Highly ordered superlattices from polydisperse Ag nanoparticles: a comparative study of fractionation and self-correction.

We have examined two different routes to construct highly ordered two- or three-dimensional (2D or 3D) superlattice structures from hydrophilic polydisperse mercaptosuccinic acid (MSA)-modified Ag nanoparticles of the average size of 2.5 nm. First, polydisperse particles were fractionized by the polyacrylamide gel electrophoresis (PAGE) method. Due to the size-dependent migration under the electric field, the particles were isolated into a series of gel bands and each band contained particles with significantly narrow size distribution. Subsequent to phase transfer into chloroform by cationic surfactant, long-range 2D superlattices were simultaneously formed on the substrate upon evaporation of chloroform.

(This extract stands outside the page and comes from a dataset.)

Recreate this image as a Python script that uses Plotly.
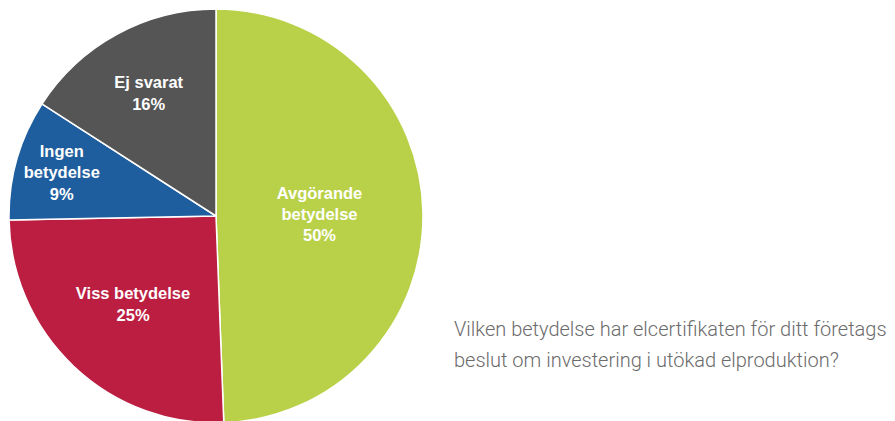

Second, 3D superlattices were directly grown at an air-water interface from the polydisperse bulk dispersion by diffusion of HCl vapor without any pretreatment for the size narrowing. The influence of diffusion rate of HCl was also studied. The achievement of 3D superlattices via this route was ascribed as a long-time self-correction process. Furthermore, it was revealed that the superlattice structures obtained by the above two procedures exhibited distinct features though the starting material was the same MSA-Ag nanoparticles. The surface distance of core between component particles, the orientation of particles inside the superlattice, and the process of superlattice formation were comprehensively studied. We confirmed that each growth process depended on a corresponding self-assembly mechanism.